Стажёр замер, его глаза расширились от ужаса, руки беспомощно повисли вдоль тела. Он смотрел то на меня, то на стремительно падающие цифры, то на пустой основной баллон, будто не понимая, что произошло и что делать дальше. Паника парализовала его.
Времени на раздумья не было. Каждая секунда утекала, забирая у ребенка драгоценный кислород. Внутри всё похолодело от смеси ярости и страха.
— Вон там, под сиденьем! — рявкнула я, указывая на отсек у дальней стенки салона. — Давай же!
Антон споткнулся, но рванул к указанному месту. Его руки дрожали так сильно, что он никак не мог открыть защелку отсека.
— Не могу… — пролепетал он, чуть не плача.
К черту! Я оттолкнула его в сторону так резко, что он чуть не упал, сама рванула защелку и выдернула небольшой запасной баллон.
Руки действовали на автомате, отработанные годами движения взяли верх над эмоциями. Открутить вентиль, проверить давление, быстро присоединить трубку к редуктору, подключить к маске…
Шипение кислорода показалось самым прекрасным звуком на свете.
Я снова прижала маску к лицу мальчика, следя за показаниями монитора. Цифры замерли на отметке 82, потом медленно, мучительно медленно поползли вверх: 83… 84… 85…
Выдохнула, чувствуя, как напряжение слегка отступает, но не отрывала взгляда от ребенка и показателей. Дыхание малыша пока оставалось тяжёлым, но синева вокруг губ начала бледнеть.
— Петрович, сколько нам ещё? — обратилась я к водителю.

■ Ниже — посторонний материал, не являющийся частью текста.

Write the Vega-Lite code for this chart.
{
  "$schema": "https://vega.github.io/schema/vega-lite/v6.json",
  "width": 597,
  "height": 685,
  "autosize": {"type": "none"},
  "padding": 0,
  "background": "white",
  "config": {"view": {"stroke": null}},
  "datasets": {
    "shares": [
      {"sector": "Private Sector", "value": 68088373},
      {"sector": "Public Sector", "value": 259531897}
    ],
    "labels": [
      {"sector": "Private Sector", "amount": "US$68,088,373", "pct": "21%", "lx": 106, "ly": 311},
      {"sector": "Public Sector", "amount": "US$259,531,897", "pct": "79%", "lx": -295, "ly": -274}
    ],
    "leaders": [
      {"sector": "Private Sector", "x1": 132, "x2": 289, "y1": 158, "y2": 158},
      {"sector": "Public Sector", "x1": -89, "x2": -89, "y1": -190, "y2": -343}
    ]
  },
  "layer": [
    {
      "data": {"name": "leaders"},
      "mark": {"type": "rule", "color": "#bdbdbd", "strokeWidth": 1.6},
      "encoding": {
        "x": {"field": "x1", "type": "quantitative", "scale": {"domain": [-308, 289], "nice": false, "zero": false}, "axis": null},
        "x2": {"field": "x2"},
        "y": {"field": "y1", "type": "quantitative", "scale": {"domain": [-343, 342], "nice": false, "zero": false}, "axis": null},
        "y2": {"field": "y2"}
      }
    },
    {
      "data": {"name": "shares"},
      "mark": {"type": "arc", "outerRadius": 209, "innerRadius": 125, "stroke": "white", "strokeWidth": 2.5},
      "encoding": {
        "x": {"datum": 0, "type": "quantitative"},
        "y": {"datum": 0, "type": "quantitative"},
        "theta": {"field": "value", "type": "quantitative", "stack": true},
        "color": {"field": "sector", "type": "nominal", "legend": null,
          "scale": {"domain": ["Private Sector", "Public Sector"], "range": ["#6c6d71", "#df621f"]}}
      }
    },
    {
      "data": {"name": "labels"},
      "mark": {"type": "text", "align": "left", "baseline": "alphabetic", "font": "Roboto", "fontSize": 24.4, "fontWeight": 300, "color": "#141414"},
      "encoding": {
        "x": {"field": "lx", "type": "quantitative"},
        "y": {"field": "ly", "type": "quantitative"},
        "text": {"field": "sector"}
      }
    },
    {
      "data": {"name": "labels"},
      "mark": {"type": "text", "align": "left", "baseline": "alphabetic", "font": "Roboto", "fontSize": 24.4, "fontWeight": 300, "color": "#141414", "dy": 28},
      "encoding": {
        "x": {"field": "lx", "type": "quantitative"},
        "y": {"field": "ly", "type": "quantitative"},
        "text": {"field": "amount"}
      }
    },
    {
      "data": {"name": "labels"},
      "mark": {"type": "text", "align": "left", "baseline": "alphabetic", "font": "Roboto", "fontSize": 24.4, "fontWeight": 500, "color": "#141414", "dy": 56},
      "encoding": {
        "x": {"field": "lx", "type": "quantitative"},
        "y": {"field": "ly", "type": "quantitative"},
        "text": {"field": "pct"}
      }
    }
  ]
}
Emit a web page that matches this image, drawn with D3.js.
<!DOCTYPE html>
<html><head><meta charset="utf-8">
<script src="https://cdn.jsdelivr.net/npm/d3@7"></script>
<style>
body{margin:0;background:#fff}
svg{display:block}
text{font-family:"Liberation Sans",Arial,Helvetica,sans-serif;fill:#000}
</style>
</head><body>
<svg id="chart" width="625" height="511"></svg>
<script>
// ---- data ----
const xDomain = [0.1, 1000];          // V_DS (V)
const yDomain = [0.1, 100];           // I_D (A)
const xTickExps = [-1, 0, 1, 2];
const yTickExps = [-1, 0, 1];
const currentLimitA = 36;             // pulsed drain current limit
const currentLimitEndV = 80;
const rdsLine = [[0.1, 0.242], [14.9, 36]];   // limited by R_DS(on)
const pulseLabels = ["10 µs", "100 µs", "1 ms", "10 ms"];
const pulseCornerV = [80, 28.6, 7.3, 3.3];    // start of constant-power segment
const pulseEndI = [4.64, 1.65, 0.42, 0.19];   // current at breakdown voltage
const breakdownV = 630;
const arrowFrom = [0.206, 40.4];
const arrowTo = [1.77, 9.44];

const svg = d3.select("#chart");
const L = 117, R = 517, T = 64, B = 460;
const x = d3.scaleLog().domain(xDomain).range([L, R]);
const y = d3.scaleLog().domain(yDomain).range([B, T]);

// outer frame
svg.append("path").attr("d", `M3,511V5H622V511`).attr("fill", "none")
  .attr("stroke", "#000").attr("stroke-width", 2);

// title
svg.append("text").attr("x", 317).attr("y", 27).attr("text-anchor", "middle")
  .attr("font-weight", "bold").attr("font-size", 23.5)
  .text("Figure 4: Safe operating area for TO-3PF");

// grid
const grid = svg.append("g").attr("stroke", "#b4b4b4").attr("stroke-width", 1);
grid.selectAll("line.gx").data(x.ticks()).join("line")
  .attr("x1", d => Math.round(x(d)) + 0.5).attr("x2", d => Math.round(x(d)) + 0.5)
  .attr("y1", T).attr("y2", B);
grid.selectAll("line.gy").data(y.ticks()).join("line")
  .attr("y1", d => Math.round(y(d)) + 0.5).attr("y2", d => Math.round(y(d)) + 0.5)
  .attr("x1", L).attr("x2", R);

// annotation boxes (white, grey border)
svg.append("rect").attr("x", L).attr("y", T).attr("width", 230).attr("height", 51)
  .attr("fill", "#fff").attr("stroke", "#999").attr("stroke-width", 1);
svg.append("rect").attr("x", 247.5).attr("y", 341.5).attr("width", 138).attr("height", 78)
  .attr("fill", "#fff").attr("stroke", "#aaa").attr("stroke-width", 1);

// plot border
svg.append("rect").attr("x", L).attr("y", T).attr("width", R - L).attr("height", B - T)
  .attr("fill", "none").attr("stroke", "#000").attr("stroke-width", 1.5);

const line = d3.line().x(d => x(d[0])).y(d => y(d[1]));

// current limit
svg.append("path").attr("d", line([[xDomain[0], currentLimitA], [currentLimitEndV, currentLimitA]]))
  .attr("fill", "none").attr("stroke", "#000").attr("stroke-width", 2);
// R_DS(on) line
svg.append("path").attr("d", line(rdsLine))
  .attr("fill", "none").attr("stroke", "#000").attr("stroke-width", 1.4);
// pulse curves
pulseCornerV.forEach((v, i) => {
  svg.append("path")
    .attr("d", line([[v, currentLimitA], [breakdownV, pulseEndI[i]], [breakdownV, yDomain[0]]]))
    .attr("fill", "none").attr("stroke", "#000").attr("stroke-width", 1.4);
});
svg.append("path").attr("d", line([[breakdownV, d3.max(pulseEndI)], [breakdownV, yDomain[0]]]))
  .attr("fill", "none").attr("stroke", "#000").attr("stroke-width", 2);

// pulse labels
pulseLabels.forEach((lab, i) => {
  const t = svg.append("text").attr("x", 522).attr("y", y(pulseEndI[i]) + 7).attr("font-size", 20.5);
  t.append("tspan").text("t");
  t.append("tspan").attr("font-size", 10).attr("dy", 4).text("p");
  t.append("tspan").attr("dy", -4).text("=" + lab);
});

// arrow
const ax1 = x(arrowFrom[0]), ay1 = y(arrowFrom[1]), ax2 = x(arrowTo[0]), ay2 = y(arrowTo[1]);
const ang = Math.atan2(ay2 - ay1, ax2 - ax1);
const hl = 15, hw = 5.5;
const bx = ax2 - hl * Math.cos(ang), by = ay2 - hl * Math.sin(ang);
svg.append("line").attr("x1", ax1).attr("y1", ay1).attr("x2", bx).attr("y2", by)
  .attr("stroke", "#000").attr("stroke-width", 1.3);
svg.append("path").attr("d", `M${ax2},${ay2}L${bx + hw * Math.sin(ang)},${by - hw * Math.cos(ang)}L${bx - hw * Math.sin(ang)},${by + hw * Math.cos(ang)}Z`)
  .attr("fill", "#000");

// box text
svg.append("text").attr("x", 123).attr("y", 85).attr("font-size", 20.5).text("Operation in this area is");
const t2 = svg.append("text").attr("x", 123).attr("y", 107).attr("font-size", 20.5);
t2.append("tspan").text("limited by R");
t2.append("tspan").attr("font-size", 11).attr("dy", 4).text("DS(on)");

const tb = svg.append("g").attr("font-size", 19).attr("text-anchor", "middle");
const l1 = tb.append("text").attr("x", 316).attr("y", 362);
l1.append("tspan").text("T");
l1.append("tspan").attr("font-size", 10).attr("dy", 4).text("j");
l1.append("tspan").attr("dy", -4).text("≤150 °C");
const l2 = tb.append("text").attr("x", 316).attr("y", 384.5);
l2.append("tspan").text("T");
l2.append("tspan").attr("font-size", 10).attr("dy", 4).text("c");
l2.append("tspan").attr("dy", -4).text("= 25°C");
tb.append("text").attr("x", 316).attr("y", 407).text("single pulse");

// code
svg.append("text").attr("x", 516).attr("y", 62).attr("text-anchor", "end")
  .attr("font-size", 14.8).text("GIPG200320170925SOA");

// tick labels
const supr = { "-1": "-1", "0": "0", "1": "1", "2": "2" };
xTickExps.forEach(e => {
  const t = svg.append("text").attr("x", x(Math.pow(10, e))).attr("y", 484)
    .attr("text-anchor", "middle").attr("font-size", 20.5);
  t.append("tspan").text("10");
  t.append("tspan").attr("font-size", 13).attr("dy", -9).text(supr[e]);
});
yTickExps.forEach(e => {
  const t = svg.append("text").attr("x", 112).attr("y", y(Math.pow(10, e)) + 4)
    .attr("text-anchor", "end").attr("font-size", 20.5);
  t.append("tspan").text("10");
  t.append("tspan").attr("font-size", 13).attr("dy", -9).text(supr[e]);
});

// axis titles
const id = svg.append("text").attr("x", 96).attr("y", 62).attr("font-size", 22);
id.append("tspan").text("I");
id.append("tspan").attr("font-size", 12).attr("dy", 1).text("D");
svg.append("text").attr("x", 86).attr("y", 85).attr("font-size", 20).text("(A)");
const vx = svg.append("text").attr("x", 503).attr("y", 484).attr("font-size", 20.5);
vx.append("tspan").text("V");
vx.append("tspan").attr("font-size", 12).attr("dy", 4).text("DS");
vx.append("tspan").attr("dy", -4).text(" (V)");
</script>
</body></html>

— Минуты три, Ксюша, уже почти приехали, — отозвался Виктор Петрович, его голос был непривычно напряжённым. Видимо, и ему передалась паника.

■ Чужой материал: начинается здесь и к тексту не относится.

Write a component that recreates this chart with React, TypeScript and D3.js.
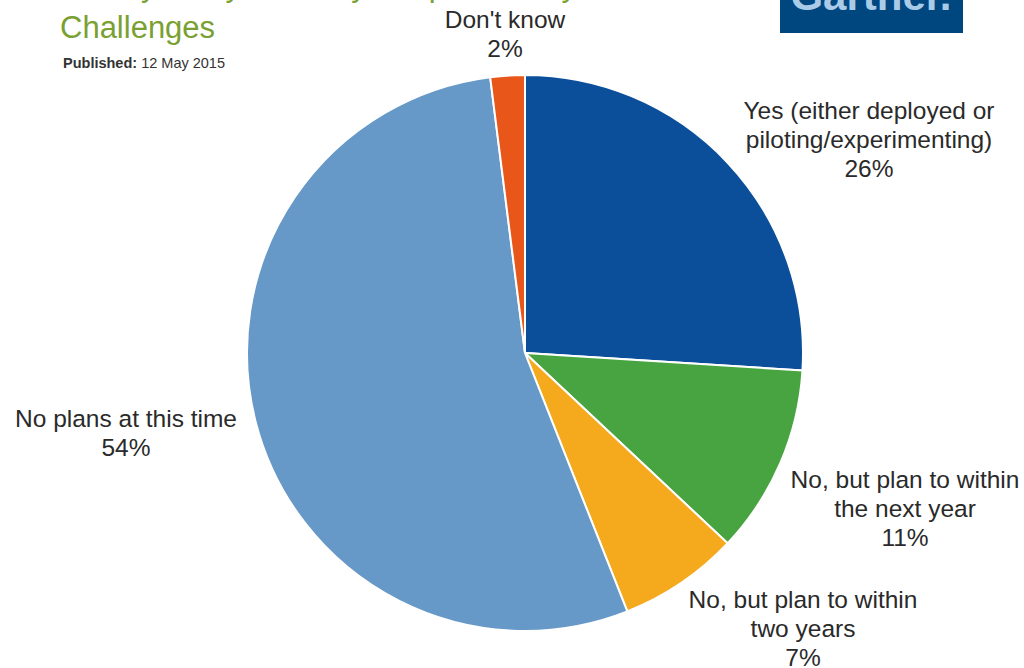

Остаток пути прошел в гнетущей тишине, нарушаемой только прерывистым дыханием ребенка и писком монитора. Я не сводила глаз с мальчика, подбадривая его тихими словами, хотя он вряд ли их понимал. Мама немного успокоилась, но продолжала всхлипывать.
Когда машина наконец остановилась у приёмного отделения детской больницы, нас уже ждали. Я быстро передала ребёнка врачам, коротко обрисовав ситуацию: ложный круп, стеноз, падение сатурации, проблемы с кислородом.
— Спасибо вам… Спасибо… — прошептала мама, провожая взглядом увозимого на каталке сына.
Я только кивнула, чувствуя, как отступает адреналин, оставляя после себя звенящую пустоту и дикую усталость.
Мы вернулись в машину. Антон молча сел на своё место, глядя в пол. Он выглядел подавленным и раздавленным.
— Это… я виноват, — наконец выдавил он тихо. — Я не проверил вентиль… Я…
— Ты чуть не убил ребенка, — ледяным тоном отрезала я, не глядя на него. — Запомни это ощущение. Страх. Беспомощность. И сделай всё, чтобы оно никогда не повторилось. На скорой нет права на такие ошибки. Понял?
Он судорожно кивнул, не поднимая головы.
— Поехали на станцию, — сказала я водителю, откидываясь на сиденье и прикрывая глаза.
Смена только началась, а я уже чувствовала себя выжатой до капли. И впервые за долгое время я не была уверена, что смогу дотянуть до её конца.
Мысли снова вернулись к Артёму — к его уверенности, к его поддержке в критические моменты, к тому, как легко мы понимали друг друга без слов… и к той пропасти, которая теперь лежала между нами. Стало невыносимо тоскливо.
Возвращение на станцию было тягостным. Антон всю дорогу молчал, вжавшись в угол сиденья, и я не пыталась его разговорить. Смысл?
Все слова были сказаны там, в салоне, когда на кону стояла жизнь ребенка. Теперь ему нужно было самому переварить произошедшее. Если он не сделает выводов, то на скорой ему точно не место.
Не успели мы сесть, чтобы хотя бы выпить воды, как планшет снова ожил.
— Вызов! Мужчина, примерно 30 лет, без сознания, возможно, передозировка. Улица Заречная, дом 12, квартира 45. Срочно!
Передозировка. Это всегда лотерея. Никогда не знаешь, что именно принял человек и сколько времени прошло.
— Поехали, — бросила я Антону, и мы снова выбежали к машине.
В квартире стоял тяжелый запах дешевого табака и чего-то сладковато-химического. На грязном диване лежал молодой парень.